Starting at the first line of the data, please print exactly those lines through the one that holds "const nGla = [242, 172, 47];", omitting every picture.

• **Recorded data**:

◇ ◇ ◇

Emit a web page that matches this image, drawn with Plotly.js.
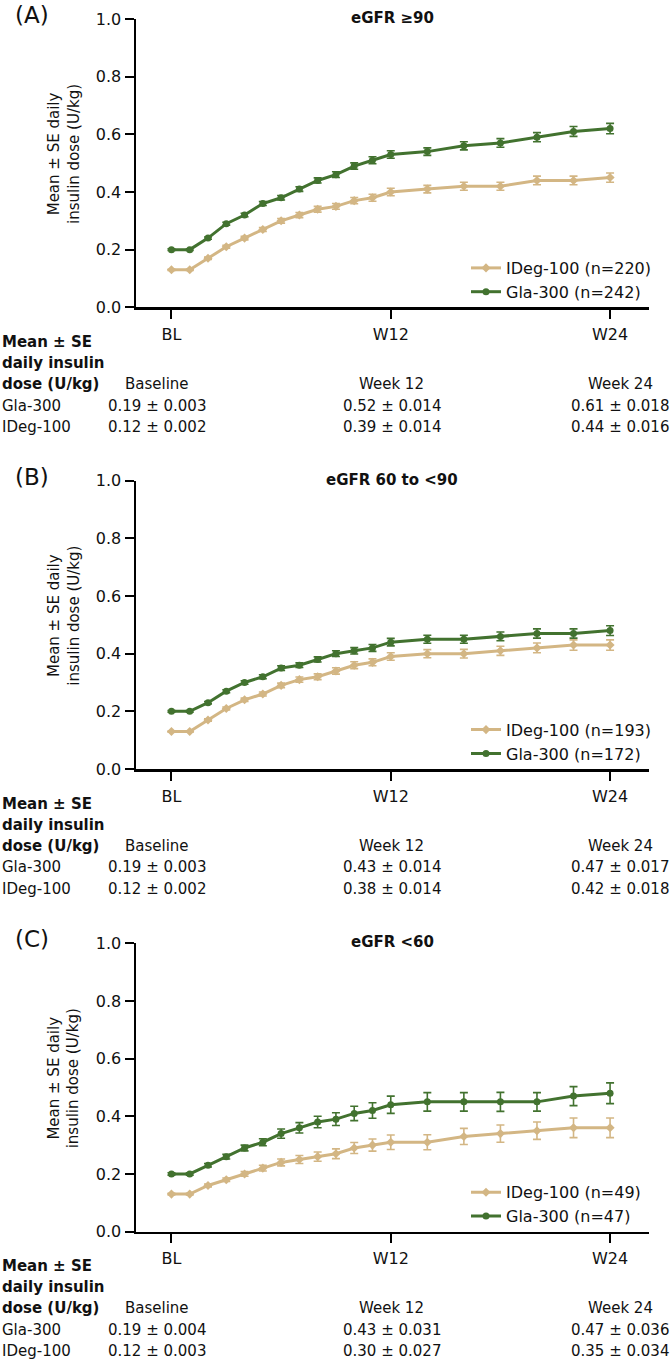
<!DOCTYPE html>
<html>
<head>
<meta charset="utf-8">
<script src="https://cdn.plot.ly/plotly-3.0.1.min.js"></script>
<style>
html,body{margin:0;padding:0;background:#fff;}
#chart{width:672px;height:1361px;}
</style>
</head>
<body>
<div id="chart"></div>
<script>
// ---------- data ----------
const weeks = [0,1,2,3,4,5,6,7,8,9,10,11,12,14,16,18,20,22,24];
const xTickVals = [0, 12, 24];
const xTickText = ['BL', 'W12', 'W24'];
const yTickVals = [0, 0.2, 0.4, 0.6, 0.8, 1.0];

const panelLabels = ['(A)', '(B)', '(C)'];
const panelTitles = ['eGFR \u226590', 'eGFR 60 to <90', 'eGFR <60'];
const seriesNames = ['IDeg-100', 'Gla-300'];
const nIDeg = [220, 193, 49];
const nGla = [242, 172, 47];

// Panel A
const glaA = [0.20,0.20,0.24,0.29,0.32,0.36,0.38,0.41,0.44,0.46,0.49,0.51,0.53,0.54,0.56,0.57,0.59,0.61,0.62];
const glaAerr = [0.003,0.003,0.004,0.005,0.006,0.007,0.008,0.008,0.009,0.010,0.011,0.012,0.013,0.013,0.014,0.015,0.016,0.017,0.018];
const idegA = [0.13,0.13,0.17,0.21,0.24,0.27,0.30,0.32,0.34,0.35,0.37,0.38,0.40,0.41,0.42,0.42,0.44,0.44,0.45];
const idegAerr = [0.002,0.002,0.004,0.005,0.006,0.007,0.008,0.009,0.010,0.010,0.011,0.012,0.013,0.013,0.014,0.014,0.015,0.015,0.016];
// Panel B
const glaB = [0.20,0.20,0.23,0.27,0.30,0.32,0.35,0.36,0.38,0.40,0.41,0.42,0.44,0.45,0.45,0.46,0.47,0.47,0.48];
const glaBerr = [0.003,0.003,0.004,0.005,0.006,0.007,0.008,0.008,0.009,0.010,0.011,0.012,0.013,0.014,0.014,0.015,0.016,0.016,0.017];
const idegB = [0.13,0.13,0.17,0.21,0.24,0.26,0.29,0.31,0.32,0.34,0.36,0.37,0.39,0.40,0.40,0.41,0.42,0.43,0.43];
const idegBerr = [0.002,0.002,0.004,0.005,0.006,0.007,0.008,0.009,0.010,0.011,0.012,0.012,0.013,0.014,0.015,0.016,0.017,0.018,0.018];
// Panel C
const glaC = [0.20,0.20,0.23,0.26,0.29,0.31,0.34,0.36,0.38,0.39,0.41,0.42,0.44,0.45,0.45,0.45,0.45,0.47,0.48];
const glaCerr = [0.004,0.004,0.006,0.008,0.010,0.012,0.016,0.018,0.020,0.022,0.025,0.027,0.030,0.032,0.032,0.033,0.032,0.033,0.036];
const idegC = [0.13,0.13,0.16,0.18,0.20,0.22,0.24,0.25,0.26,0.27,0.29,0.30,0.31,0.31,0.33,0.34,0.35,0.36,0.36];
const idegCerr = [0.003,0.003,0.005,0.006,0.008,0.010,0.012,0.014,0.016,0.017,0.019,0.021,0.025,0.026,0.028,0.030,0.030,0.034,0.034];

// Summary tables
const tableRowHeader = ['Mean \u00b1 SE', 'daily insulin', 'dose (U/kg)'];
const tableColHeaders = ['Baseline', 'Week 12', 'Week 24'];
const tableRowNames = ['Gla-300', 'IDeg-100'];
const tableA = [['0.19 \u00b1 0.003','0.52 \u00b1 0.014','0.61 \u00b1 0.018'],
                ['0.12 \u00b1 0.002','0.39 \u00b1 0.014','0.44 \u00b1 0.016']];
const tableB = [['0.19 \u00b1 0.003','0.43 \u00b1 0.014','0.47 \u00b1 0.017'],
                ['0.12 \u00b1 0.002','0.38 \u00b1 0.014','0.42 \u00b1 0.018']];
const tableC = [['0.19 \u00b1 0.004','0.43 \u00b1 0.031','0.47 \u00b1 0.036'],
                ['0.12 \u00b1 0.003','0.30 \u00b1 0.027','0.35 \u00b1 0.034']];

// ---------- layout helpers ----------
const W = 672, H = 1361;
const FONT = 'DejaVu Sans, Arial, sans-serif';
const GREEN = '#42722f';
const TAN = '#d3b684';
const px = v => v / W;
const py = v => 1 - v / H;

const panels = [
  {gla: glaA, glaErr: glaAerr, ideg: idegA, idegErr: idegAerr, table: tableA, off: 0},
  {gla: glaB, glaErr: glaBerr, ideg: idegB, idegErr: idegBerr, table: tableB, off: 461.7},
  {gla: glaC, glaErr: glaCerr, ideg: idegC, idegErr: idegCerr, table: tableC, off: 924.3}
];

const traces = [];
const layout = {
  width: W, height: H,
  margin: {l: 0, r: 0, t: 0, b: 0},
  paper_bgcolor: '#fff', plot_bgcolor: '#fff',
  font: {family: FONT, size: 15, color: '#111'},
  showlegend: true,
  annotations: []
};

const colX = [156.5, 391.5, 620];

panels.forEach((p, i) => {
  const k = i === 0 ? '' : String(i + 1);
  const xa = 'x' + k, ya = 'y' + k;
  const leg = 'legend' + k;
  const yTop = 19 + p.off, yBot = 307.3 + p.off;

  traces.push({
    x: weeks, y: p.ideg, xaxis: xa, yaxis: ya, legend: leg,
    type: 'scatter', mode: 'lines+markers',
    name: seriesNames[0] + ' (n=' + nIDeg[i] + ')',
    line: {color: TAN, width: 3},
    marker: {color: TAN, size: 7, symbol: 'diamond'},
    error_y: {type: 'data', array: p.idegErr, visible: true, color: TAN, thickness: 1.6, width: 4}
  });
  traces.push({
    x: weeks, y: p.gla, xaxis: xa, yaxis: ya, legend: leg,
    type: 'scatter', mode: 'lines+markers',
    name: seriesNames[1] + ' (n=' + nGla[i] + ')',
    line: {color: GREEN, width: 3},
    marker: {color: GREEN, size: 7, symbol: 'circle'},
    error_y: {type: 'data', array: p.glaErr, visible: true, color: GREEN, thickness: 1.6, width: 4}
  });

  layout['xaxis' + k] = {
    domain: [px(136), px(649)],
    anchor: ya,
    range: [-1.94, 26.13],
    tickvals: xTickVals, ticktext: xTickText,
    ticks: 'outside', ticklen: 9, tickwidth: 2, tickcolor: '#000',
    showline: true, linecolor: '#000', linewidth: 2.5,
    showgrid: false, zeroline: false, fixedrange: true,
    tickfont: {family: FONT, size: 16, color: '#111'},
    ticklabelstandoff: 2
  };
  layout['yaxis' + k] = {
    domain: [py(yBot), py(yTop)],
    anchor: xa,
    range: [0, 1],
    tickvals: yTickVals, tickformat: '.1f',
    ticks: 'outside', ticklen: 9, tickwidth: 2, tickcolor: '#000',
    showline: true, linecolor: '#000', linewidth: 2.5,
    showgrid: false, zeroline: false, fixedrange: true,
    tickfont: {family: FONT, size: 16, color: '#111'}
  };
  layout[leg] = {
    x: px(466), y: py(251 + p.off), xanchor: 'left', yanchor: 'top',
    bgcolor: 'rgba(0,0,0,0)', borderwidth: 0,
    font: {family: FONT, size: 16, color: '#111'},
    tracegroupgap: 0, itemwidth: 30
  };

  const A = layout.annotations;
  A.push({xref: 'paper', yref: 'paper', x: px(32), y: py(15 + p.off), text: panelLabels[i],
          showarrow: false, xanchor: 'center', yanchor: 'middle',
          font: {family: FONT, size: 23, color: '#111'}});
  A.push({xref: 'paper', yref: 'paper', x: px(392), y: py(18 + p.off), text: '<b>' + panelTitles[i] + '</b>',
          showarrow: false, xanchor: 'center', yanchor: 'middle',
          font: {family: FONT, size: 15, color: '#111'}});
  A.push({xref: 'paper', yref: 'paper', x: px(64), y: py(154 + p.off),
          text: 'Mean \u00b1 SE daily<br>insulin dose (U/kg)', textangle: -90,
          showarrow: false, xanchor: 'center', yanchor: 'middle',
          font: {family: FONT, size: 15, color: '#111'}});
  // table
  tableRowHeader.forEach((t, r) => {
    A.push({xref: 'paper', yref: 'paper', x: px(0), y: py(342 + 21 * r + p.off), text: '<b>' + t + '</b>',
            showarrow: false, xanchor: 'left', yanchor: 'middle',
            font: {family: FONT, size: 15, color: '#111'}});
  });
  tableColHeaders.forEach((t, c) => {
    A.push({xref: 'paper', yref: 'paper', x: px(colX[c]), y: py(384 + p.off), text: t,
            showarrow: false, xanchor: 'center', yanchor: 'middle',
            font: {family: FONT, size: 15, color: '#111'}});
  });
  tableRowNames.forEach((t, r) => {
    const yy = py(405.5 + 21.5 * r + p.off);
    A.push({xref: 'paper', yref: 'paper', x: px(0), y: yy, text: t,
            showarrow: false, xanchor: 'left', yanchor: 'middle',
            font: {family: FONT, size: 15, color: '#111'}});
    p.table[r].forEach((v, c) => {
      A.push({xref: 'paper', yref: 'paper', x: px(colX[c]), y: yy, text: v,
              showarrow: false, xanchor: 'center', yanchor: 'middle',
              font: {family: FONT, size: 15, color: '#111'}});
    });
  });
});

Plotly.newPlot('chart', traces, layout, {displayModeBar: false, staticPlot: true});
</script>
</body>
</html>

◇ ◇ ◇

• **Answer below**:
Emit a web page that matches this image, drawn with Plotly.js.
<!DOCTYPE html>
<html>
<head>
<meta charset="utf-8">
<script src="https://cdn.plot.ly/plotly-3.0.1.min.js"></script>
<style>
html,body{margin:0;padding:0;background:#fff;}
#chart{width:672px;height:1361px;}
</style>
</head>
<body>
<div id="chart"></div>
<script>
// ---------- data ----------
const weeks = [0,1,2,3,4,5,6,7,8,9,10,11,12,14,16,18,20,22,24];
const xTickVals = [0, 12, 24];
const xTickText = ['BL', 'W12', 'W24'];
const yTickVals = [0, 0.2, 0.4, 0.6, 0.8, 1.0];

const panelLabels = ['(A)', '(B)', '(C)'];
const panelTitles = ['eGFR \u226590', 'eGFR 60 to <90', 'eGFR <60'];
const seriesNames = ['IDeg-100', 'Gla-300'];
const nIDeg = [220, 193, 49];
const nGla = [242, 172, 47];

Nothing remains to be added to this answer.